Повисает тишина, Андреа ненавидит тишину. Она ворошит мысли в поисках чего-нибудь интересного и вспоминает сон минувшей ночи: он пробирается мимо всего остального, что просится наружу, щекочет под ложечкой, обжигает язык.

– У Карла под столом лежал труп, – рассказывает Андреа. Слова тяжелые и уродливые. – Я поняла, что это женщина. Все происходило в коттедже, где Карл и Лувиса пытались ее спрятать, и мне стало ясно, что они ее и убили. Они сказали, что она им мешала. А я подумала, что они могли бы по крайней мере ее похоронить, ведь иначе это так… унизительно. И вот я соскребла ее останки в кастрюлю. Сначала я хотела похоронить ее у озера, но в кастрюле она была похожа на мясной фарш: помнится, мне в какой-то момент стало казаться, что это и есть мясной фарш, и я смыла ее в унитаз.

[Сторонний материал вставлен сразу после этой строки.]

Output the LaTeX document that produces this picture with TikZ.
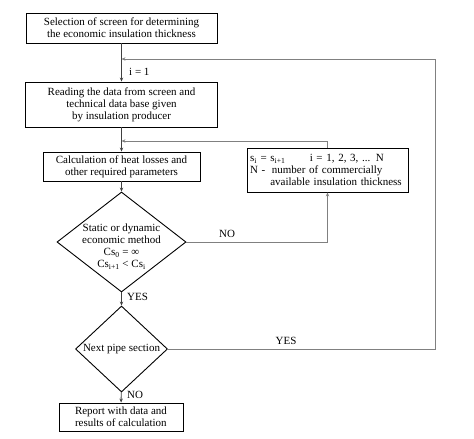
\documentclass[tikz,border=0pt]{standalone}
\usepackage{fontspec}
\setmainfont{Liberation Serif}
\usetikzlibrary{shapes.geometric,arrows.meta}
\begin{document}
\begin{tikzpicture}[x=1pt,y=-1pt,
  txt/.style={font=\fontsize{11}{12}\selectfont},
  box/.style={draw=black,line width=0.9pt,rectangle,inner sep=0pt,align=center,txt},
  dia/.style={draw=black,line width=0.9pt,diamond,inner sep=0pt},
  flow/.style={draw=black!75,line width=0.8pt,-{Stealth[length=4pt,width=3.4pt]}},
  back/.style={draw=black!50,line width=0.8pt,-{Stealth[length=4pt,width=3.4pt]}},
  lab/.style={txt,inner sep=0pt}]
\useasboundingbox (0,0) rectangle (474,439);
\node[box,minimum width=191pt,minimum height=30pt] (b1) at (121.5,28)
  {Selection of screen for determining\\the economic insulation thickness};
\node[box,minimum width=192pt,minimum height=45pt] (b2) at (121.5,104.5)
  {Reading the data from screen and\\technical data base given\\by insulation producer};
\node[box,minimum width=157pt,minimum height=29pt] (b3) at (121.5,166.5)
  {Calculation of heat losses and\\other required parameters};
\node[dia,minimum width=129pt,minimum height=100pt,
  label={[lab,align=center,yshift=-5pt]center:Static or dynamic\\economic method\\Cs\textsubscript{0} = ∞\\Cs\textsubscript{i+1} < Cs\textsubscript{i}}] (d1) at (121.5,242) {};
\node[box,minimum width=161pt,minimum height=44pt,align=left,text width=155pt] (b4) at (327.5,170)
  {s\textsubscript{i} = s\textsubscript{i+1}\hspace{2.2em}i = 1, 2, 3, ... N\\N -\hspace{0.6em}number of commercially\\\hspace{1.85em}available insulation thickness};
\node[dia,minimum width=92pt,minimum height=86pt,
  label={[lab]center:Next pipe section}] (d2) at (121.5,349) {};
\node[box,minimum width=124pt,minimum height=28pt,align=left] (b5) at (121,417)
  {Report with data and\\results of calculation};
\coordinate (j1) at (121.5,59);
\coordinate (j2) at (121.5,141);
\coordinate (rc) at (435,59);
\draw[flow] (b1) -- (b2);
\draw[flow] (b2) -- (b3);
\draw[flow] (b3) -- (d1);
\draw[flow] (d1) -- (d2);
\draw[flow] (d2) -- (b5);
\draw[back] (d1.east) -| (b4.south);
\draw[back] (b4.north) |- (j2);
\draw[back] (d2.east) -| (rc) -- (j1);
\node[lab,anchor=west] (l1) at (129,72) {i = 1};
\node[lab] (l2) at (227,234) {NO};
\node[lab,anchor=west] (l3) at (127,297) {YES};
\node[lab] (l4) at (286,341) {YES};
\node[lab,anchor=west] (l5) at (127,395) {NO};
\end{tikzpicture}
\end{document}
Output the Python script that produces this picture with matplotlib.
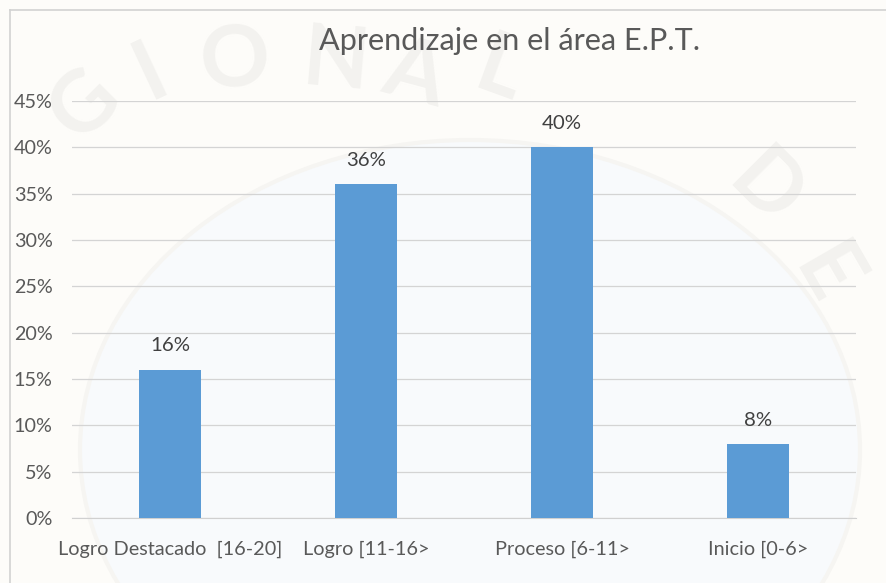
import matplotlib
matplotlib.use('Agg')
from matplotlib import pyplot as plt
from matplotlib.patches import Ellipse

categories = ['Logro Destacado  [16-20]', 'Logro [11-16>', 'Proceso [6-11>', 'Inicio [0-6>']
values = [16, 36, 40, 8]
value_labels = ['16%', '36%', '40%', '8%']
ticks = [0, 5, 10, 15, 20, 25, 30, 35, 40, 45]

# faint seal letters behind the chart: letter, x px, y px, rotation
seal_letters = ['G', 'I', 'O', 'N', 'A', 'L', 'D', 'E']
seal_x = [85, 150, 235, 335, 415, 500, 765, 825]
seal_y = [105, 72, 62, 62, 75, 72, 190, 275]
seal_rot = [45, 25, 5, -5, -15, -20, -45, -60]

plt.rcParams['font.family'] = ['Lato', 'DejaVu Sans']

W, H = 886, 583
fig = plt.figure(figsize=(W/100, H/100), dpi=100, facecolor='#fdfcf9')

# pale seal interior and letters
fig.add_artist(Ellipse((470/W, 1-450/H), 780/W, 620/H, facecolor='#f8fafc', edgecolor='#f6f5f2', linewidth=3, zorder=-5))
for c, sx, sy, r in zip(seal_letters, seal_x, seal_y, seal_rot):
	fig.text(sx/W, 1-sy/H, c, fontsize=62, color='#f3f2ef', ha='center', va='center', rotation=r, fontweight='bold', zorder=-4)

# axes box measured in pixels: y=0 at 518, 45% at 101
left, right, top, bottom = 72, 856, 101, 518
ax = fig.add_axes([left/W, 1-bottom/H, (right-left)/W, (bottom-top)/H])
ax.set_facecolor('none')

x = range(len(categories))
ax.bar(x, values, width=0.313, color='#5b9bd5', zorder=3)
ax.set_xlim(-0.5, 3.5)
ax.set_ylim(0, 45)
ax.set_yticks(ticks)
ax.set_yticklabels([str(t)+'%' for t in ticks], fontsize=14.2, color='#595959')
ax.set_xticks(list(x))
ax.set_xticklabels(categories, fontsize=14.3, color='#595959')
ax.tick_params(axis='x', length=0, pad=16.5)
ax.tick_params(axis='y', length=0, pad=14)
ax.grid(axis='y', color='#d4d4d4', linewidth=0.9, zorder=0)
for s in ['top', 'right', 'left']:
	ax.spines[s].set_visible(False)
ax.spines['bottom'].set_color('#d0d0d0')

for i in x:
	ax.annotate(value_labels[i], (i, values[i]), xytext=(0, 11), textcoords='offset points',
		ha='center', va='bottom', fontsize=14.7, color='#404040')

fig.text(510/W, 1-41/H, 'Aprendizaje en el área E.P.T.', ha='center', va='center', fontsize=22.1, color='#595959')

# chart frame line at the top and left of the picture
fig.add_artist(plt.Line2D([10/W, 1], [1-10/H, 1-10/H], color='#d2d2d2', linewidth=1.2))
fig.add_artist(plt.Line2D([10/W, 10/W], [0, 1-10/H], color='#d2d2d2', linewidth=1.2))

fig.savefig('out.png', dpi=100, facecolor=fig.get_facecolor())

Эва-Бритт смеется, Андреа – нет.

– Ее зовут Маддалена. Она, наверное, по-прежнему жива, но она – тайна.

Андреа не знает толком, хорошая ли штука эта энергия, благодаря которой работает тело. Конечно, так легче видеть цвета, чувствовать запахи, но ведь Андреа видит и кое-что другое и оттого закрывает глаза, но это не помогает.

Она елозит на диване. Маддалена, которой так долго не было, снова выходит наружу. Как шкаф с ящиками: Шкаф-Для-Того-О-Чем-Не-Стоит-Думать. И вот ящик с Маддаленой открылся.

* * *

В доме у озера даже днем обитает темнота. Даже когда солнце.

Это фильм ужасов, и хотя все вокруг улыбаются, по ночам Андреа слышит другие звуки. Перед сном до нее доносится плач Лувисы. Она каменеет, не смея дышать, думает, что ей, наверное, все это снится, потому что утром в свете лампы под красным абажуром на кухне видны только голубые блестящие тени на веках Лувисы и светло-розовые губы. Улыбка и бутерброды с печеночным паштетом и огурцом. Вот и все. Шелест утренней газеты, Лина-Сага хрустит хлебцами, Андреа прихлебывает сок, звук радио из гостиной. За всем этим – поездки Карла, почти забытые. «Почему ты плачешь, Лувиса?» Это неуместный вопрос, он нарушит привычное поедание простокваши с хлопьями, опрятное разноцветие утреннего стола. От него станет еще темнее.